---------- RECORDED DATA ----------
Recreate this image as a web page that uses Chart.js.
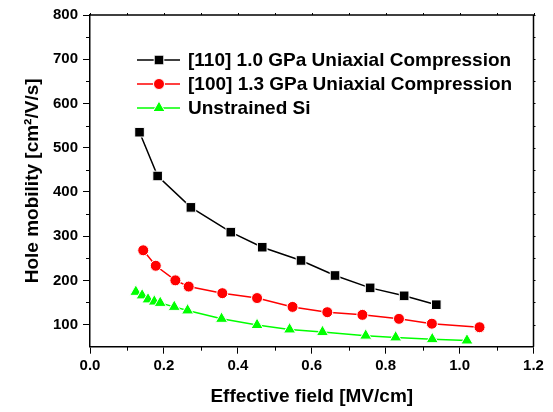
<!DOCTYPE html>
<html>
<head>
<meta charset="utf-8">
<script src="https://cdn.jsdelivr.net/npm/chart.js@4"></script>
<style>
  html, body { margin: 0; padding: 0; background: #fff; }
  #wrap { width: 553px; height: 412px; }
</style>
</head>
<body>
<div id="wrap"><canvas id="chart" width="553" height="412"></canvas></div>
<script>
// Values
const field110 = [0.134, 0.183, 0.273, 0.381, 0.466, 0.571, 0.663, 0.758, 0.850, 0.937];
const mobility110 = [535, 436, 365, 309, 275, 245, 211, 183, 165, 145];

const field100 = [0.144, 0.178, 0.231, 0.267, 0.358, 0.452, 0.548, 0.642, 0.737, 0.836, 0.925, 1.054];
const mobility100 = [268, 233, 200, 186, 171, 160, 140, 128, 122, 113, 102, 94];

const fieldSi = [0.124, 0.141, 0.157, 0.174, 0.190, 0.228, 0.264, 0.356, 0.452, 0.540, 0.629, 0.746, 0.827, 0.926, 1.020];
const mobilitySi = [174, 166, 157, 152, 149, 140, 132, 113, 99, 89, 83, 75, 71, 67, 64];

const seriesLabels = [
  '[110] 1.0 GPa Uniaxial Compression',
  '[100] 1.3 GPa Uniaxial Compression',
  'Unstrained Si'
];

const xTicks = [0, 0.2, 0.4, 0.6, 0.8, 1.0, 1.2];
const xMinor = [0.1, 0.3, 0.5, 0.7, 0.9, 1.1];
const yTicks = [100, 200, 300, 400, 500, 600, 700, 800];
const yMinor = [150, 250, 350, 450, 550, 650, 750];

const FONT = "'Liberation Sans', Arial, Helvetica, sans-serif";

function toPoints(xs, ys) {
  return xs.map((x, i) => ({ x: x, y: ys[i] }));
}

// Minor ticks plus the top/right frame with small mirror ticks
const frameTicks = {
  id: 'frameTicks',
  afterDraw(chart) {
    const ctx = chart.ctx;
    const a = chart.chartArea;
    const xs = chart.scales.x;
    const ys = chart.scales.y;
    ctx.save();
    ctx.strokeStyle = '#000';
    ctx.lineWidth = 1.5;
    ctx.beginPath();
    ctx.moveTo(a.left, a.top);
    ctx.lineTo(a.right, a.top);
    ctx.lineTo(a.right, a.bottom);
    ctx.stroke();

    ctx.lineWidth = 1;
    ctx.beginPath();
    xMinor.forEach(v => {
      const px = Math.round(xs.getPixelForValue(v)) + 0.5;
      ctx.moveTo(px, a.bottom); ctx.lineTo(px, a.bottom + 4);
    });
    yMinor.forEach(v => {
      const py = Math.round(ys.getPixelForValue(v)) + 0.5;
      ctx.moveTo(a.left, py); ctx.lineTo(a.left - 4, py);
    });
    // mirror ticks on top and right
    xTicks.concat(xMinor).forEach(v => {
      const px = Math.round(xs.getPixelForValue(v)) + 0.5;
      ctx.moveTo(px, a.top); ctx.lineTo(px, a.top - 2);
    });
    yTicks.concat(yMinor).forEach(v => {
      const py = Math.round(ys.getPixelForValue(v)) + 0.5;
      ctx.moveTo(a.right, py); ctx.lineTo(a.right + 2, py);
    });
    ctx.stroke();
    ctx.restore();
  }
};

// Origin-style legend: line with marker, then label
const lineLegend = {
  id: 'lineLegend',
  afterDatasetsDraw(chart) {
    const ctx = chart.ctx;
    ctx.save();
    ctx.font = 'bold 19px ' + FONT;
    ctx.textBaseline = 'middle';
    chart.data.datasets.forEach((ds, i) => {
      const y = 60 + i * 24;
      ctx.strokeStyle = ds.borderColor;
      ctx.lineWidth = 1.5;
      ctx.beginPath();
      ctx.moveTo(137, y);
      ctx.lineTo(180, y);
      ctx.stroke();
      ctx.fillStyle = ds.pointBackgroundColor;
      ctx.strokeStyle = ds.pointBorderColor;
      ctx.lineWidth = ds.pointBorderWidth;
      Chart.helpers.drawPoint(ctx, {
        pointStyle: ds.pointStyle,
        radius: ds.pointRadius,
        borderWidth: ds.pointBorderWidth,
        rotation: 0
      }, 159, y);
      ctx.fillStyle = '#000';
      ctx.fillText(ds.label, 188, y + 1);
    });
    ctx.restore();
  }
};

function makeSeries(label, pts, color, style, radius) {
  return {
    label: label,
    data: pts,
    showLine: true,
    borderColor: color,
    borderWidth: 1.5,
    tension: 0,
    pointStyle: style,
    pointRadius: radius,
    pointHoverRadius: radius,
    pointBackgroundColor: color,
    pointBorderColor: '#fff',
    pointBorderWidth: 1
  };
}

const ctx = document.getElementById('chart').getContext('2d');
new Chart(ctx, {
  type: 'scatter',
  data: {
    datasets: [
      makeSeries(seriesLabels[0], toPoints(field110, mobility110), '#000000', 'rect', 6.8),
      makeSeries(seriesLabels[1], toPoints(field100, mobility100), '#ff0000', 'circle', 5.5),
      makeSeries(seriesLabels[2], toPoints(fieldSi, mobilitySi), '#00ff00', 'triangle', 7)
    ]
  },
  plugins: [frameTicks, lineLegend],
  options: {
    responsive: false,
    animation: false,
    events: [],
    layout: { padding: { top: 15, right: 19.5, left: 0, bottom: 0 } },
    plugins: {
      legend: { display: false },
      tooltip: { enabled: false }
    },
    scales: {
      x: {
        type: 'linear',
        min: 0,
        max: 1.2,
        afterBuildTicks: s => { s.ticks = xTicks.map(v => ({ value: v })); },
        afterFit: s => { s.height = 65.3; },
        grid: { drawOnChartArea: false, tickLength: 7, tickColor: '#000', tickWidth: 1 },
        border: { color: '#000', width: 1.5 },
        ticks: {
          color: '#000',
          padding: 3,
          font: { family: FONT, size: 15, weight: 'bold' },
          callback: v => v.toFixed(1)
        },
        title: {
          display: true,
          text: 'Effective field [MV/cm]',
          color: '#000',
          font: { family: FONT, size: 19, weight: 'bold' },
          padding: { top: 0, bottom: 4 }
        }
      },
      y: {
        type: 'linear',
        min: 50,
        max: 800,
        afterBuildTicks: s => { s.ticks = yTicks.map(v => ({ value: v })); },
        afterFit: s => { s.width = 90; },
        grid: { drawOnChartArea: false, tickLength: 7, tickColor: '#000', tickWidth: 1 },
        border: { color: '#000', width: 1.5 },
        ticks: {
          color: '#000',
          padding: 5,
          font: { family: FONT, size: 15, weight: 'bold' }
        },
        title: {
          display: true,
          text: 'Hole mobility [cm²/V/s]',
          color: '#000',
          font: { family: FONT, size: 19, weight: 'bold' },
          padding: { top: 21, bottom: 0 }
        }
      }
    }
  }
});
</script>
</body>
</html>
----------
- AIM -
Exclude the pictures, and transcribe all of the material exactly.

- THE REPLY -
Recreate this image as a web page that uses Chart.js.
<!DOCTYPE html>
<html>
<head>
<meta charset="utf-8">
<script src="https://cdn.jsdelivr.net/npm/chart.js@4"></script>
<style>
  html, body { margin: 0; padding: 0; background: #fff; }
  #wrap { width: 553px; height: 412px; }
</style>
</head>
<body>
<div id="wrap"><canvas id="chart" width="553" height="412"></canvas></div>
<script>
// Values
const field110 = [0.134, 0.183, 0.273, 0.381, 0.466, 0.571, 0.663, 0.758, 0.850, 0.937];
const mobility110 = [535, 436, 365, 309, 275, 245, 211, 183, 165, 145];

const field100 = [0.144, 0.178, 0.231, 0.267, 0.358, 0.452, 0.548, 0.642, 0.737, 0.836, 0.925, 1.054];
const mobility100 = [268, 233, 200, 186, 171, 160, 140, 128, 122, 113, 102, 94];

const fieldSi = [0.124, 0.141, 0.157, 0.174, 0.190, 0.228, 0.264, 0.356, 0.452, 0.540, 0.629, 0.746, 0.827, 0.926, 1.020];
const mobilitySi = [174, 166, 157, 152, 149, 140, 132, 113, 99, 89, 83, 75, 71, 67, 64];

const seriesLabels = [
  '[110] 1.0 GPa Uniaxial Compression',
  '[100] 1.3 GPa Uniaxial Compression',
  'Unstrained Si'
];

const xTicks = [0, 0.2, 0.4, 0.6, 0.8, 1.0, 1.2];
const xMinor = [0.1, 0.3, 0.5, 0.7, 0.9, 1.1];
const yTicks = [100, 200, 300, 400, 500, 600, 700, 800];
const yMinor = [150, 250, 350, 450, 550, 650, 750];

const FONT = "'Liberation Sans', Arial, Helvetica, sans-serif";

function toPoints(xs, ys) {
  return xs.map((x, i) => ({ x: x, y: ys[i] }));
}

// Minor ticks plus the top/right frame with small mirror ticks
const frameTicks = {
  id: 'frameTicks',
  afterDraw(chart) {
    const ctx = chart.ctx;
    const a = chart.chartArea;
    const xs = chart.scales.x;
    const ys = chart.scales.y;
    ctx.save();
    ctx.strokeStyle = '#000';
    ctx.lineWidth = 1.5;
    ctx.beginPath();
    ctx.moveTo(a.left, a.top);
    ctx.lineTo(a.right, a.top);
    ctx.lineTo(a.right, a.bottom);
    ctx.stroke();

    ctx.lineWidth = 1;
    ctx.beginPath();
    xMinor.forEach(v => {
      const px = Math.round(xs.getPixelForValue(v)) + 0.5;
      ctx.moveTo(px, a.bottom); ctx.lineTo(px, a.bottom + 4);
    });
    yMinor.forEach(v => {
      const py = Math.round(ys.getPixelForValue(v)) + 0.5;
      ctx.moveTo(a.left, py); ctx.lineTo(a.left - 4, py);
    });
    // mirror ticks on top and right
    xTicks.concat(xMinor).forEach(v => {
      const px = Math.round(xs.getPixelForValue(v)) + 0.5;
      ctx.moveTo(px, a.top); ctx.lineTo(px, a.top - 2);
    });
    yTicks.concat(yMinor).forEach(v => {
      const py = Math.round(ys.getPixelForValue(v)) + 0.5;
      ctx.moveTo(a.right, py); ctx.lineTo(a.right + 2, py);
    });
    ctx.stroke();
    ctx.restore();
  }
};

// Origin-style legend: line with marker, then label
const lineLegend = {
  id: 'lineLegend',
  afterDatasetsDraw(chart) {
    const ctx = chart.ctx;
    ctx.save();
    ctx.font = 'bold 19px ' + FONT;
    ctx.textBaseline = 'middle';
    chart.data.datasets.forEach((ds, i) => {
      const y = 60 + i * 24;
      ctx.strokeStyle = ds.borderColor;
      ctx.lineWidth = 1.5;
      ctx.beginPath();
      ctx.moveTo(137, y);
      ctx.lineTo(180, y);
      ctx.stroke();
      ctx.fillStyle = ds.pointBackgroundColor;
      ctx.strokeStyle = ds.pointBorderColor;
      ctx.lineWidth = ds.pointBorderWidth;
      Chart.helpers.drawPoint(ctx, {
        pointStyle: ds.pointStyle,
        radius: ds.pointRadius,
        borderWidth: ds.pointBorderWidth,
        rotation: 0
      }, 159, y);
      ctx.fillStyle = '#000';
      ctx.fillText(ds.label, 188, y + 1);
    });
    ctx.restore();
  }
};

function makeSeries(label, pts, color, style, radius) {
  return {
    label: label,
    data: pts,
    showLine: true,
    borderColor: color,
    borderWidth: 1.5,
    tension: 0,
    pointStyle: style,
    pointRadius: radius,
    pointHoverRadius: radius,
    pointBackgroundColor: color,
    pointBorderColor: '#fff',
    pointBorderWidth: 1
  };
}

const ctx = document.getElementById('chart').getContext('2d');
new Chart(ctx, {
  type: 'scatter',
  data: {
    datasets: [
      makeSeries(seriesLabels[0], toPoints(field110, mobility110), '#000000', 'rect', 6.8),
      makeSeries(seriesLabels[1], toPoints(field100, mobility100), '#ff0000', 'circle', 5.5),
      makeSeries(seriesLabels[2], toPoints(fieldSi, mobilitySi), '#00ff00', 'triangle', 7)
    ]
  },
  plugins: [frameTicks, lineLegend],
  options: {
    responsive: false,
    animation: false,
    events: [],
    layout: { padding: { top: 15, right: 19.5, left: 0, bottom: 0 } },
    plugins: {
      legend: { display: false },
      tooltip: { enabled: false }
    },
    scales: {
      x: {
        type: 'linear',
        min: 0,
        max: 1.2,
        afterBuildTicks: s => { s.ticks = xTicks.map(v => ({ value: v })); },
        afterFit: s => { s.height = 65.3; },
        grid: { drawOnChartArea: false, tickLength: 7, tickColor: '#000', tickWidth: 1 },
        border: { color: '#000', width: 1.5 },
        ticks: {
          color: '#000',
          padding: 3,
          font: { family: FONT, size: 15, weight: 'bold' },
          callback: v => v.toFixed(1)
        },
        title: {
          display: true,
          text: 'Effective field [MV/cm]',
          color: '#000',
          font: { family: FONT, size: 19, weight: 'bold' },
          padding: { top: 0, bottom: 4 }
        }
      },
      y: {
        type: 'linear',
        min: 50,
        max: 800,
        afterBuildTicks: s => { s.ticks = yTicks.map(v => ({ value: v })); },
        afterFit: s => { s.width = 90; },
        grid: { drawOnChartArea: false, tickLength: 7, tickColor: '#000', tickWidth: 1 },
        border: { color: '#000', width: 1.5 },
        ticks: {
          color: '#000',
          padding: 5,
          font: { family: FONT, size: 15, weight: 'bold' }
        },
        title: {
          display: true,
          text: 'Hole mobility [cm²/V/s]',
          color: '#000',
          font: { family: FONT, size: 19, weight: 'bold' },
          padding: { top: 21, bottom: 0 }
        }
      }
    }
  }
});
</script>
</body>
</html>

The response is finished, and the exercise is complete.